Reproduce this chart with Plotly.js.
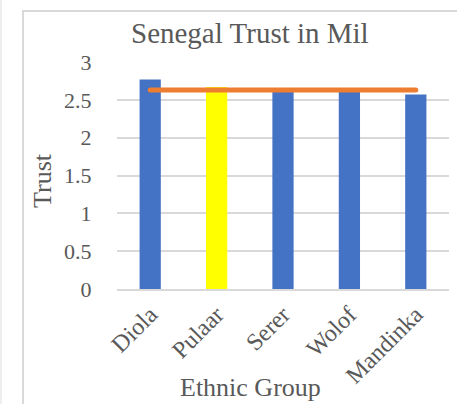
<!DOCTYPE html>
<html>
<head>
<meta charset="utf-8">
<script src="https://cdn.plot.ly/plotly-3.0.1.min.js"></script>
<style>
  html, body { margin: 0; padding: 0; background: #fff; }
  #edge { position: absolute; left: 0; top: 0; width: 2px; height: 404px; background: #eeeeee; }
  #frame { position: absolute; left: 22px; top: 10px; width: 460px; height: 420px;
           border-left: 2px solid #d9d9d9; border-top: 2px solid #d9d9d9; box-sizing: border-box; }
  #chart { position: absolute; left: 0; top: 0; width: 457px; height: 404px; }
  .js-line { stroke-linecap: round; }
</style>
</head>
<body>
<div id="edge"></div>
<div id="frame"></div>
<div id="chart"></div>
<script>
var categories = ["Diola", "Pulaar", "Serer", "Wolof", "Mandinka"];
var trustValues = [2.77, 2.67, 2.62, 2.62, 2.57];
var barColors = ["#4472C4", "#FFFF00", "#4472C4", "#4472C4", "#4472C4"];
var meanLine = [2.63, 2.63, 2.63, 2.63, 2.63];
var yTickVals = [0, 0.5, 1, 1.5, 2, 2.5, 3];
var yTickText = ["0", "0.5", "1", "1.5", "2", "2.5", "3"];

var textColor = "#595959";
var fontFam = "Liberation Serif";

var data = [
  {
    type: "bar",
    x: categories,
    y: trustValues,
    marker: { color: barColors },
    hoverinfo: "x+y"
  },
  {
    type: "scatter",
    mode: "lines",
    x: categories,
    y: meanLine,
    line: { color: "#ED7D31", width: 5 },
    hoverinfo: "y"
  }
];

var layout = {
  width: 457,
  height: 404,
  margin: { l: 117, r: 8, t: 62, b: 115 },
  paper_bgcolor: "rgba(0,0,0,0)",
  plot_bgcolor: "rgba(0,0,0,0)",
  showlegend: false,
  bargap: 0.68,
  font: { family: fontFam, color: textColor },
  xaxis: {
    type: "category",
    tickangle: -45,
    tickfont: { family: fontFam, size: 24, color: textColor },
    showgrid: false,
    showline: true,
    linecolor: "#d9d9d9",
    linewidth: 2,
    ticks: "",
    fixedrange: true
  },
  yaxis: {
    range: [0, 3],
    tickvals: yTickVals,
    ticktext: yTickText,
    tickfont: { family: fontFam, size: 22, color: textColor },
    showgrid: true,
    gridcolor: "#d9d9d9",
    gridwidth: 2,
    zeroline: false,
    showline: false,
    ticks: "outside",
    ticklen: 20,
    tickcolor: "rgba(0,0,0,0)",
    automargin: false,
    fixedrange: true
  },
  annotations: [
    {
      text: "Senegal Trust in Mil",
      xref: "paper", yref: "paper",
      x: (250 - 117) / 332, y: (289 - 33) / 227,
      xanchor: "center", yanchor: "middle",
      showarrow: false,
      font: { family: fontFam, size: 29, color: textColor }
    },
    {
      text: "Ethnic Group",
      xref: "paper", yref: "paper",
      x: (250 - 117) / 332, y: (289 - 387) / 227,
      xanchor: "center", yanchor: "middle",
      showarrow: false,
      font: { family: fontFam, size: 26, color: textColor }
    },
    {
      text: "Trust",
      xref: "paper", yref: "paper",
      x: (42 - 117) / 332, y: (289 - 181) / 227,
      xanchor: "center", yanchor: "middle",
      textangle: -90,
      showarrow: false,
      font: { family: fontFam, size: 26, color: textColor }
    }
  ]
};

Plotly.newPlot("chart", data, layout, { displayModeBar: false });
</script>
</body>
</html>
********************
__EXERCISE DESCRIPTION__
Output all of the data exactly as it stands, minus any images.

__TASK SOLUTION__
Reproduce this chart with Plotly.js.
<!DOCTYPE html>
<html>
<head>
<meta charset="utf-8">
<script src="https://cdn.plot.ly/plotly-3.0.1.min.js"></script>
<style>
  html, body { margin: 0; padding: 0; background: #fff; }
  #edge { position: absolute; left: 0; top: 0; width: 2px; height: 404px; background: #eeeeee; }
  #frame { position: absolute; left: 22px; top: 10px; width: 460px; height: 420px;
           border-left: 2px solid #d9d9d9; border-top: 2px solid #d9d9d9; box-sizing: border-box; }
  #chart { position: absolute; left: 0; top: 0; width: 457px; height: 404px; }
  .js-line { stroke-linecap: round; }
</style>
</head>
<body>
<div id="edge"></div>
<div id="frame"></div>
<div id="chart"></div>
<script>
var categories = ["Diola", "Pulaar", "Serer", "Wolof", "Mandinka"];
var trustValues = [2.77, 2.67, 2.62, 2.62, 2.57];
var barColors = ["#4472C4", "#FFFF00", "#4472C4", "#4472C4", "#4472C4"];
var meanLine = [2.63, 2.63, 2.63, 2.63, 2.63];
var yTickVals = [0, 0.5, 1, 1.5, 2, 2.5, 3];
var yTickText = ["0", "0.5", "1", "1.5", "2", "2.5", "3"];

var textColor = "#595959";
var fontFam = "Liberation Serif";

var data = [
  {
    type: "bar",
    x: categories,
    y: trustValues,
    marker: { color: barColors },
    hoverinfo: "x+y"
  },
  {
    type: "scatter",
    mode: "lines",
    x: categories,
    y: meanLine,
    line: { color: "#ED7D31", width: 5 },
    hoverinfo: "y"
  }
];

var layout = {
  width: 457,
  height: 404,
  margin: { l: 117, r: 8, t: 62, b: 115 },
  paper_bgcolor: "rgba(0,0,0,0)",
  plot_bgcolor: "rgba(0,0,0,0)",
  showlegend: false,
  bargap: 0.68,
  font: { family: fontFam, color: textColor },
  xaxis: {
    type: "category",
    tickangle: -45,
    tickfont: { family: fontFam, size: 24, color: textColor },
    showgrid: false,
    showline: true,
    linecolor: "#d9d9d9",
    linewidth: 2,
    ticks: "",
    fixedrange: true
  },
  yaxis: {
    range: [0, 3],
    tickvals: yTickVals,
    ticktext: yTickText,
    tickfont: { family: fontFam, size: 22, color: textColor },
    showgrid: true,
    gridcolor: "#d9d9d9",
    gridwidth: 2,
    zeroline: false,
    showline: false,
    ticks: "outside",
    ticklen: 20,
    tickcolor: "rgba(0,0,0,0)",
    automargin: false,
    fixedrange: true
  },
  annotations: [
    {
      text: "Senegal Trust in Mil",
      xref: "paper", yref: "paper",
      x: (250 - 117) / 332, y: (289 - 33) / 227,
      xanchor: "center", yanchor: "middle",
      showarrow: false,
      font: { family: fontFam, size: 29, color: textColor }
    },
    {
      text: "Ethnic Group",
      xref: "paper", yref: "paper",
      x: (250 - 117) / 332, y: (289 - 387) / 227,
      xanchor: "center", yanchor: "middle",
      showarrow: false,
      font: { family: fontFam, size: 26, color: textColor }
    },
    {
      text: "Trust",
      xref: "paper", yref: "paper",
      x: (42 - 117) / 332, y: (289 - 181) / 227,
      xanchor: "center", yanchor: "middle",
      textangle: -90,
      showarrow: false,
      font: { family: fontFam, size: 26, color: textColor }
    }
  ]
};

Plotly.newPlot("chart", data, layout, { displayModeBar: false });
</script>
</body>
</html>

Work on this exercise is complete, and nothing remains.